Helen is an author of historical novels by day, and a foodie and exercise blogger in her spare time. She’s been a runner since 2012, preferring to cycle prior to then. It was when her mother died that she began to take running more seriously. Running helped her get through the grieving process, and was an amazing way for her to calm down and work through issues. Now running is a big part of her life and she loves it. Sometimes she thinks of it as her mother’s last gift.
What is your proudest running achievement?
I don’t have a specific achievement. But I feel very good when I have one of those runs that are effortless, when I feel like I could run forever.
What has running taught you about yourself?
It has taught me that my body can do a lot more than I ever expected. I’m able to use it if I have to run to catch a bus, or hurry up stairs instead of taking a crowded escalator in the subway. It has taught me that when it’s a nice day, my body can take me to places that I would otherwise have to drive or bike to, that would take too long to walk to.

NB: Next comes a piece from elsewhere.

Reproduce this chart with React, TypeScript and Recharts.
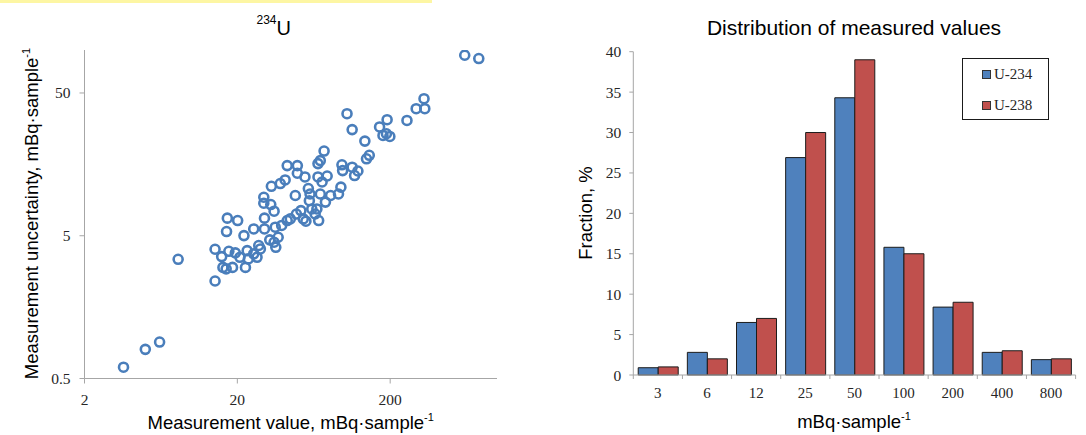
import { ScatterChart, Scatter, XAxis, YAxis, BarChart, Bar, Legend } from 'recharts';

// 234U scatter: measurement value vs. uncertainty (mBq per sample)
const measuredValues = [
  3.6, 5.0, 6.2, 8.2, 14.3, 14.3, 15.8, 16.1, 16.9, 18.6,
  17.6, 19.4, 20.8, 22.6, 23.2, 23.6, 25.6, 27.6, 26.9, 28.3,
  17.0, 17.2, 20.1, 22.1, 25.6, 30.1, 30.1, 29.8, 29.8, 33.1,
  34.8, 33.4, 32.6, 34.8, 35.7, 37.0, 35.4, 39.0, 42.4, 44.4,
  38.2, 41.1, 42.4, 49.4, 49.4, 47.9, 48.7, 54.0, 56.2, 52.1,
  55.4, 58.3, 59.8, 59.2, 61.4, 64.6, 68.1, 67.4, 69.8, 73.9,
  67.4, 71.7, 77.4, 69.8, 75.4, 81.5, 66.3, 91.8, 95.2, 96.7,
  97.7, 112.8, 117, 123, 104.4, 112.8, 136.6, 140, 146, 170.5,
  179.5, 191, 199, 189, 257.6, 296, 333, 337, 615, 760,
];
const uncertainties = [
  0.6, 0.8, 0.9, 3.42, 2.41, 4.02, 3.57, 3.0, 2.93, 3.0,
  3.89, 3.79, 3.53, 3.0, 3.93, 3.44, 3.73, 4.27, 3.53, 4.04,
  5.35, 6.64, 6.39, 5.01, 5.58, 6.64, 5.58, 9.3, 8.45, 8.27,
  7.43, 11.1, 4.68, 4.5, 4.15, 4.88, 5.74, 5.9, 6.39, 6.56,
  11.6, 12.3, 15.5, 15.5, 13.7, 9.57, 7.1, 6.56, 6.32, 7.5,
  12.9, 10.7, 9.8, 8.8, 7.7, 7.1, 6.39, 16.0, 16.8, 19.6,
  12.9, 11.9, 13.1, 9.8, 8.6, 9.57, 7.7, 9.8, 10.95, 15.7,
  14.3, 15.1, 13.2, 14.2, 35.8, 27.7, 23.0, 17.3, 18.3, 28.9,
  25.2, 32.5, 24.8, 25.9, 32.1, 38.8, 45.6, 38.8, 91.9, 87.1,
];
const valueTicks = [2, 20, 200];
const uncertaintyTicks = [0.5, 5, 50];

// distribution of measured values, % of samples per bin
const sizeBins = ['3', '6', '12', '25', '50', '100', '200', '400', '800'];
const fractionU234 = [0.9, 2.8, 6.5, 26.9, 34.3, 15.8, 8.4, 2.8, 1.9];
const fractionU238 = [1, 2, 7, 30, 39, 15, 9, 3, 2];
const fractionTicks = [0, 5, 10, 15, 20, 25, 30, 35, 40];

const AXIS = '#a6a6a6';
const TEXT = '#262626';
const SERIF = '"Liberation Serif", "Times New Roman", serif';
const SANS = '"Liberation Sans", Arial, sans-serif';
const BLUE = '#4f81bd';
const RED = '#c0504d';

const scatterData = measuredValues.map((x, i) => ({ x, y: uncertainties[i] }));
const barData = sizeBins.map((bin, i) => ({ bin, u234: fractionU234[i], u238: fractionU238[i] }));

const tickStyle = { fill: TEXT, fontSize: 15.5, fontFamily: SERIF };

function RingMarker(props: any) {
  return <circle cx={props.cx} cy={props.cy} r={4.5} fill="none" stroke="#4a7ebb" strokeWidth={2.6} />;
}

// category label plus Excel-style tick marks on the bin boundaries
function BinTick(props: any) {
  const { x, y, payload, index } = props;
  const half = payload?.offset ?? 0;
  const axisY = y - 12;
  return (
    <g>
      <line x1={x - half} x2={x - half} y1={axisY} y2={axisY + 4} stroke={AXIS} />
      {index === sizeBins.length - 1 && (
        <line x1={x + half} x2={x + half} y1={axisY} y2={axisY + 4} stroke={AXIS} />
      )}
      <text x={x} y={y} dy="0.71em" textAnchor="middle" fill={TEXT} fontSize={15} fontFamily={SERIF}>
        {payload.value}
      </text>
    </g>
  );
}

function LegendBox({ payload }: any) {
  return (
    <div
      style={{
        width: 87, height: 62, boxSizing: 'border-box', border: '1.3px solid #1a1a1a',
        background: '#fff', padding: '0 0 0 19px',
      }}
    >
      {(payload || []).map((entry: any) => (
        <div key={entry.value} style={{ height: 31, display: 'flex', alignItems: 'center' }}>
          <span
            style={{
              width: 7, height: 7, background: entry.payload?.fill ?? entry.color,
              border: '0.8px solid #333', marginRight: 3, display: 'inline-block',
            }}
          />
          <span style={{ fontFamily: SERIF, fontSize: 15, color: TEXT }}>{entry.value}</span>
        </div>
      ))}
    </div>
  );
}

export default function App() {
  return (
    <div style={{ position: 'absolute', left: 0, top: 0, width: 1086, height: 435, background: '#fff' }}>
      <div style={{ position: 'absolute', left: 0, top: 0, width: 432, height: 2.5, background: '#fdf6a3' }} />

      <div style={{ position: 'absolute', left: 0, top: 0 }}>
        <ScatterChart width={540} height={435} margin={{ top: 50, right: 43, bottom: 26.5, left: 0 }}>
          <XAxis
            type="number"
            dataKey="x"
            scale="log"
            domain={[2, 1000]}
            ticks={valueTicks}
            allowDataOverflow
            height={30}
            stroke={AXIS}
            tickSize={5}
            tickMargin={10}
            tick={tickStyle}
            tickFormatter={(v: number) => String(v)}
          />
          <YAxis
            type="number"
            dataKey="y"
            scale="log"
            domain={[0.5, 100]}
            ticks={uncertaintyTicks}
            allowDataOverflow
            width={84.5}
            stroke={AXIS}
            tickSize={5}
            tickMargin={9}
            tick={tickStyle}
            tickFormatter={(v: number) => String(v)}
          />
          <Scatter data={scatterData} shape={RingMarker} isAnimationActive={false} />
        </ScatterChart>
      </div>

      <div style={{ position: 'absolute', left: 540, top: 0 }}>
        <BarChart
          width={546}
          height={435}
          data={barData}
          margin={{ top: 51.7, right: 10.4, bottom: 30, left: 0 }}
          barCategoryGap="10%"
          barGap={0}
        >
          <XAxis
            dataKey="bin"
            height={30}
            stroke={AXIS}
            tickLine={false}
            tickSize={4}
            tickMargin={8}
            tick={<BinTick />}
            interval={0}
          />
          <YAxis
            domain={[0, 40]}
            ticks={fractionTicks}
            width={93.3}
            stroke={AXIS}
            tickSize={4}
            tickMargin={8}
            tick={tickStyle}
          />
          <Legend
            layout="vertical"
            align="center"
            verticalAlign="middle"
            wrapperStyle={{ left: 422, top: 58, width: 87, height: 62 }}
            content={(props: any) => <LegendBox payload={props.payload} />}
          />
          <Bar dataKey="u234" name="U-234" fill={BLUE} stroke="#1c1c1c" strokeWidth={1} isAnimationActive={false} />
          <Bar dataKey="u238" name="U-238" fill={RED} stroke="#1c1c1c" strokeWidth={1} isAnimationActive={false} />
        </BarChart>
      </div>

      <svg
        width={1086}
        height={435}
        style={{ position: 'absolute', left: 0, top: 0, pointerEvents: 'none' }}
        fontFamily={SANS}
        fill="#000"
      >
        <text x={256.5} y={35} fontSize={20}>
          <tspan fontSize={12} dy={-11.5}>234</tspan>
          <tspan dy={11.5}>U</tspan>
        </text>
        <text x={854} y={35} fontSize={21} textAnchor="middle">Distribution of measured values</text>

        <text x={290.7} y={429} fontSize={18.5} textAnchor="middle">
          Measurement value, mBq·sample<tspan fontSize={11} dy={-8}>-1</tspan>
        </text>
        <text x={38} y={213.5} fontSize={18.5} textAnchor="middle" transform="rotate(-90 38 213.5)">
          Measurement uncertainty, mBq·sample<tspan fontSize={11} dy={-8}>-1</tspan>
        </text>

        <text x={854} y={428} fontSize={18.5} textAnchor="middle">
          mBq·sample<tspan fontSize={11} dy={-8}>-1</tspan>
        </text>
        <text x={592} y={213} fontSize={18.5} textAnchor="middle" transform="rotate(-90 592 213)">
          Fraction, %
        </text>
      </svg>
    </div>
  );
}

What is the most ambitious running goal you’ve ever considered?
I’ve considered a marathon, but I don’t like racing, so for now it’s just an idea.
How far in advance do you plan your running races?
I don’t usually race. I prefer to run by myself and sometimes with a group just for fun.
What is the most miles you’ve ever run in a week?
I don’t generally count my miles. But I’m estimating that 20-22 miles in a week might be the most. The weeks I’ve run more than usual have been because the weather has been perfect, or because I’ve been in a particularly nice area.
What has been your most serious running injury?
I had a neuroma. I couldn’t run for at least six months. When I first went back to running, neuroma kept coming back as well. I tried many different brands of shoes but it wasn’t until I found Altra’s that I could run without pain. My neuroma developed from ignoring the pain I experienced when I ran in the wrong shoe that was too tight.
What cross-training exercises do you commit to?
I lift weights, cycle (especially hill biking) and I do foot strengthening exercises.
What would persuade you to work with a running coach?
I worked with a running coach when I had recovered from my neuroma. I wanted to work on my form to make sure I didn’t have any bad habits that could cause other injuries, or bring back my neuroma. I’m injury free now, but I would love to work with a coach again. It was fun and I learned a lot.
In one sentence, what does running mean to you?
A feeling of power and freedom that I love more than almost anything else.